Leaders who can help make Big Four a reality

Don’t waste your time reading too many books about leadership. Leadership is three things only: Envision, Empower and Enable. Let us define these first and then see how they are being applied to the Big Four agenda that the President has declared to be his legacy project.

The delivery and success or failure of the Big Four will teach us many things about leadership that we can apply not only in business, but in our personal lives as well. One day, not in the far future, we will look back and identify what went right or wrong – all in the context of Envision, Empower and Enable.

There is no leadership without clear vision. No leader can inspire people if they do not have a clear vision. The prophets were lucky that God sent them the vision. Mere mortals like you and I have to create our own vision. Vision is the ability to see the future and the results that you want. Great leaders will often incorporate the ideas of others and get people to support that vision.

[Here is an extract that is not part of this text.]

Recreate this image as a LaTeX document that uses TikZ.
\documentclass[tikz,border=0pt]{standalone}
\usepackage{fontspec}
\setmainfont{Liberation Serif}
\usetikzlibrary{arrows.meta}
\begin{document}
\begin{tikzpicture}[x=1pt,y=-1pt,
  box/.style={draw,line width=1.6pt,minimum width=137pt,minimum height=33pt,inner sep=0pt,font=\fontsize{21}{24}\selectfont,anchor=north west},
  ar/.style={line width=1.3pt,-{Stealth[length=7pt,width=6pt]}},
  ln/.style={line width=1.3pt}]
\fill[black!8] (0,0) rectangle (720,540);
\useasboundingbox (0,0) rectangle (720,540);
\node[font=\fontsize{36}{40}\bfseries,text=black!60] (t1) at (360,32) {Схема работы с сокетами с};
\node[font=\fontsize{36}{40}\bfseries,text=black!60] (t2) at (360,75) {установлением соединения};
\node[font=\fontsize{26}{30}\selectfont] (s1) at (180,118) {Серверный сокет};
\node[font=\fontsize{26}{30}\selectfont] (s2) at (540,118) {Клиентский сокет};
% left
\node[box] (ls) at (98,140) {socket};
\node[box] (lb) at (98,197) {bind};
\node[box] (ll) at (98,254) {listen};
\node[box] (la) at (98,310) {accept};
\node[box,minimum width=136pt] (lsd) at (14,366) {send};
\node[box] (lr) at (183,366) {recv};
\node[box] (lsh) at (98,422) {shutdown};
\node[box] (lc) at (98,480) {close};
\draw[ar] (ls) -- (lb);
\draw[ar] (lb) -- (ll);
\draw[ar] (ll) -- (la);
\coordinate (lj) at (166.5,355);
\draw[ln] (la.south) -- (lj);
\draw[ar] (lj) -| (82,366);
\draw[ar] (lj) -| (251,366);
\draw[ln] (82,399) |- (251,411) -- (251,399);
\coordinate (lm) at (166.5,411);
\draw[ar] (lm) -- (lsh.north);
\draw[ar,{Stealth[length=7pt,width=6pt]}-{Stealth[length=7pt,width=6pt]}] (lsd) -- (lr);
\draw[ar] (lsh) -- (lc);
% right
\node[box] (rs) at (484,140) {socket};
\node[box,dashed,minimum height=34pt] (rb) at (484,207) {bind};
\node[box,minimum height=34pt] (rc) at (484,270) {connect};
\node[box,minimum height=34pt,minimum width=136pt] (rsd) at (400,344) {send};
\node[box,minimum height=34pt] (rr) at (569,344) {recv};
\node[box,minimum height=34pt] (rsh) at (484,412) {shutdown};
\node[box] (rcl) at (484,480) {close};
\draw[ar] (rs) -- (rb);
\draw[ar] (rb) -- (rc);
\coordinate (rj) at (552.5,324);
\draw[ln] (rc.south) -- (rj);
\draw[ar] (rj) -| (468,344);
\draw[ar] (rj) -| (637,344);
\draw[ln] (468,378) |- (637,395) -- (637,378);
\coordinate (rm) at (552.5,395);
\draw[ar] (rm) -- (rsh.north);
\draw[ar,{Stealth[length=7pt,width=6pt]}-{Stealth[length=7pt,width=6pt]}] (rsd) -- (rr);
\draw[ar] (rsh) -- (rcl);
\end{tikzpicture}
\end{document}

It does not matter who created the vision, it is always the leader who articulates, drives and owns the vision. I once saw a billboard in India that quoted Ratan Tata, which said; “Create vision and the means will follow”.

I have made that the bedrock of my motivation behind all major projects. Too many people worry about not having the means or the funds to do big things, but if all people waited until they had the money to do things, then nothing would get done.

President Kenyatta has a clear and powerful vision with the Big Four. If every Kenyan had a roof over their head which they owned (low cost housing), free medical care (universal health care), a job (manufacturing) and affordable food (food security), then Kenya would be a different country.

Single project

Can it be done in the next two years? Unlikely. But if this starts now, it will pick up momentum and in the next decade change our lives and country dramatically. Kibaki’s roads were not completed in his tenure, but his legacy lives on. President Uhuru’s vision is powerful. This is the first prerequisite for leadership – Vision.

Empower. Who is empowered to deliver this vision? Who has the mandate to deliver this project? Unfortunately, government. The Government has too many chiefs and in the end there is no clear ownership of any single project. Second, government is by its very nature moving at 20 kilometres per hour and we need to move at one 120 kilometres per hour to reach our destination.

If we don’t change strategy, we will not get there. If you study any of the countries that progressed at a super speed, you will see that every critical project had a specific champion who was held responsible for its successful delivery. That person lived and dreamed of nothing but his specific project.

Initial hiccups

They made sure it got delivered. They often had a direct reporting line to the President who ensured that all roadblocks were removed. When you allocate such critical projects to ‘ministries’, they get buried in layers of bureaucracy. This is what is happening in Kenya today. Consequently, we are nowhere close to achieving our goals in the time-frame that the President wants. If we do not appoint empowered people to deliver, then we are doomed to failure.

Enable. There is no point to have a vision and then empower people but then they do not have the funding and authority to deliver on the vision. Despite initial hiccups in raising money through local taxes and deductibles which were challenged in court, there is a clear effort being made to find the funding to get the job done. Even in his recent visit to Russia, the President asked for their support in building low-cost houses.

The Qataris agreed to fund us, just as the World Bank. Local entrepreneurs can do this without funding from abroad. Morocco has the most successful model in the supply of low cost housing in Africa. It’s all done by Moroccan companies. That’s the model we need to study.

The problem with low cost housing is that the cost of building materials is too high. This calls for some tax and duty cuts to make these products cheaper.

If we remove VAT from building materials, this would dramatically change the cost of construction. Government needs to do a cost-benefit analysis of the loss of these duties and VAT versus the value of hundreds of new houses for wananchi. Is the third prerequisite in place?

Kenya cannot afford to fail. Galana may have failed once but the vision is too big to stop just because we failed in the initial test. The vision is great. The spirit is willing but the flesh is weak. It’s time to reboot our strategy. It’s time to rethink our leadership model quickly. It’s time for change.